Podejrzana śmierć w gospodarstwie rolnym

Praca na roli jest bardzo niebezpieczna i wymaga zachowywania szczególnej ostrożności. Mimo jasnych przepisów regulujących zasady bezpiecznej pracy nie wszystkich wypadków można się ustrzec. Każdego roku dochodzi do co najmniej kilku śmiertelnych wypadków podczas żniw czy zasiewów. Policjanci z Bielska Podlaskiego mieli przed sobą mniej oczywistą sprawę. Przede wszystkim podejrzane było to, że ciało martwego mężczyzny przeleżało na łące dwa dni, zanim je odnaleziono. Według wstępnych ustaleń mężczyzna zginął od ostrzy kosiarki używanej w rolnictwie.

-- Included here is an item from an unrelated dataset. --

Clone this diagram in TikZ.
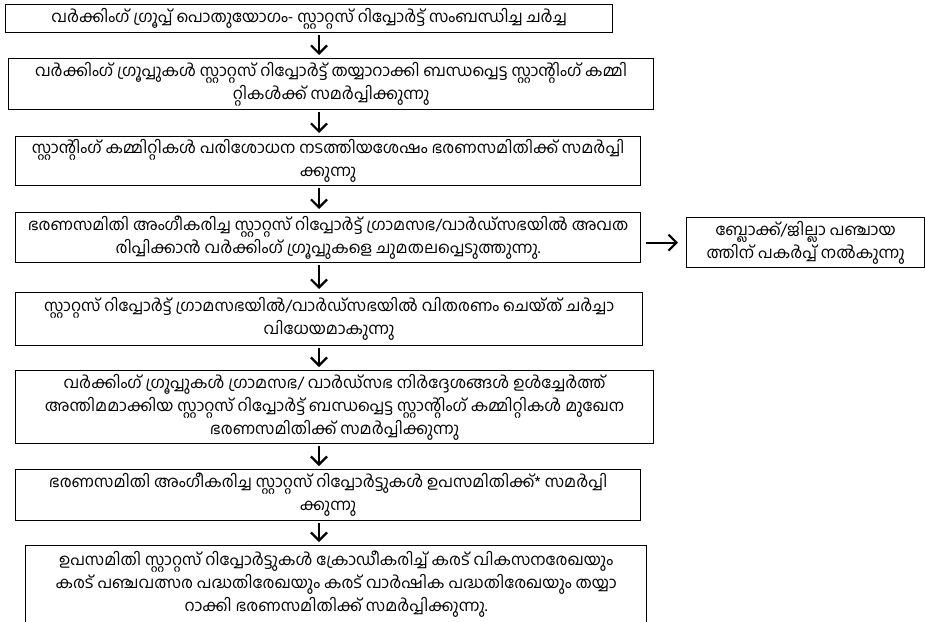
\documentclass[tikz,border=0pt]{standalone}
\usepackage{fontspec}
\newfontfamily\mlfont[Script=Malayalam]{Hind Kochi}
\usetikzlibrary{arrows.meta}
\begin{document}
\begin{tikzpicture}[x=1pt,y=-1pt,
  box/.style={draw, line width=1.2pt, anchor=north west, align=center, inner sep=0pt,
    font=\mlfont\fontsize{16}{23}\selectfont},
  arr/.style={line width=2.2pt, -{Straight Barb[length=8pt,width=16pt]}, shorten <=2pt, shorten >=3pt}]
\useasboundingbox (0,0) rectangle (925,621);
\coordinate (ax) at (319,0);
\node[box, minimum width=607, minimum height=28] (b1) at (5,4)
 {വർക്കിംഗ് ഗ്രൂപ്പ് പൊതുയോഗം- സ്റ്റാറ്റസ് റിപ്പോർട്ട് സംബന്ധിച്ച ചർച്ച};
\node[box, minimum width=645, minimum height=51] (b2) at (8,58)
 {വർക്കിംഗ് ഗ്രൂപ്പുകൾ സ്റ്റാറ്റസ് റിപ്പോർട്ട് തയ്യാറാക്കി ബന്ധപ്പെട്ട സ്റ്റാന്റിംഗ് കമ്മി\\റ്റികൾക്ക് സമർപ്പിക്കുന്നു};
\node[box, minimum width=625, minimum height=49] (b3) at (15,136)
 {സ്റ്റാന്റിംഗ് കമ്മിറ്റികൾ പരിശോധന നടത്തിയശേഷം ഭരണസമിതിക്ക് സമർപ്പി\\ക്കുന്നു};
\node[box, minimum width=625, minimum height=50] (b4) at (15,212)
 {ഭരണസമിതി അംഗീകരിച്ച സ്റ്റാറ്റസ് റിപ്പോർട്ട് ഗ്രാമസഭ/വാർഡ്സഭയിൽ അവത\\രിപ്പിക്കാൻ വർക്കിംഗ് ഗ്രൂപ്പുകളെ ചുമതലപ്പെടുത്തുന്നു.};
\node[box, minimum width=238, minimum height=50] (side) at (686,217)
 {ബ്ലോക്ക്/ജില്ലാ പഞ്ചായ\\ത്തിന് പകർപ്പ് നൽകുന്നു};
\node[box, minimum width=627, minimum height=53] (b5) at (15,292)
 {സ്റ്റാറ്റസ് റിപ്പോർട്ട് ഗ്രാമസഭയിൽ/വാർഡ്സഭയിൽ വിതരണം ചെയ്ത് ചർച്ചാ\\വിധേയമാകുന്നു};
\node[box, minimum width=638, minimum height=73] (b6) at (15,370)
 {വർക്കിംഗ് ഗ്രൂപ്പുകൾ ഗ്രാമസഭ/ വാർഡ്സഭ നിർദ്ദേശങ്ങൾ ഉൾച്ചേർത്ത്\\അന്തിമമാക്കിയ സ്റ്റാറ്റസ് റിപ്പോർട്ട് ബന്ധപ്പെട്ട സ്റ്റാന്റിംഗ് കമ്മിറ്റികൾ മുഖേന\\ഭരണസമിതിക്ക് സമർപ്പിക്കുന്നു};
\node[box, minimum width=625, minimum height=51] (b7) at (15,469)
 {ഭരണസമിതി അംഗീകരിച്ച സ്റ്റാറ്റസ് റിപ്പോർട്ടുകൾ ഉപസമിതിക്ക്* സമർപ്പി\\ക്കുന്നു};
\node[box, minimum width=621, minimum height=78] (b8) at (25,545)
 {ഉപസമിതി സ്റ്റാറ്റസ് റിപ്പോർട്ടുകൾ ക്രോഡീകരിച്ച് കരട് വികസനരേഖയും\\കരട് പഞ്ചവത്സര പദ്ധതിരേഖയും കരട് വാർഷിക പദ്ധതിരേഖയും തയ്യാ\\റാക്കി ഭരണസമിതിക്ക് സമർപ്പിക്കുന്നു.};
\draw[arr] (b1.south -| ax) -- (b2.north -| ax);
\draw[arr] (b2.south -| ax) -- (b3.north -| ax);
\draw[arr] (b3.south -| ax) -- (b4.north -| ax);
\draw[arr] (b4.south -| ax) -- (b5.north -| ax);
\draw[arr] (b5.south -| ax) -- (b6.north -| ax);
\draw[arr] (b6.south -| ax) -- (b7.north -| ax);
\draw[arr] (b7.south -| ax) -- (b8.north -| ax);
\draw[arr, shorten <=5pt, shorten >=8pt] (b4.east |- side.west) -- (side.west);
\end{tikzpicture}
\end{document}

Zaskakujące było to, że 38-latek odniósł obrażenia typowe dla osób, które wpadły pod kosiarkę rolniczą, ale w pobliżu żadnej kosiarki nie było. Zmarły przed śmiercią prowadził ciągnik, z którego najwyraźniej spadł. Konieczne było więc odnalezienie innych uczestników zdarzenia.

Policja dotarła do właściciela kosiarki

Śledztwo wciąż trwa, ale policjantom udało się ustalić, jaki sprzęt spowodował śmierć 38-letniego mężczyzny. Okazało się, że w tym samym dniu na polu przebywał również 53-letni kierowca kosiarki. To właśnie pod ten konkretny sprzęt wpadł mężczyzna kierujący ciągnikiem. Policjanci twierdzą, że kierowca kosiarki wiedział o wypadku, a mimo to nie udzielił rannemu pomocy i uciekł z miejsca zdarzenia. Istnieje prawdopodobieństwo, że kierowca kosiarki był pod wpływem szoku lub wystraszył się skali wypadku. Miał jednak obowiązek wezwać pomoc, czego nie zrobił. W związku z tym grozi mu do 5 lat więzienia.

Pamiętajmy, że okres żniw jest wyjątkowo niebezpieczny. Pośpiech i rozkojarzenie lepiej zastąpić konkretnym planem działania. Do tego należy zadbać również o odpowiednią ilość przerw w pracy. Zmęczony pracownik jest bardziej narażony na niebezpieczne zdarzenia.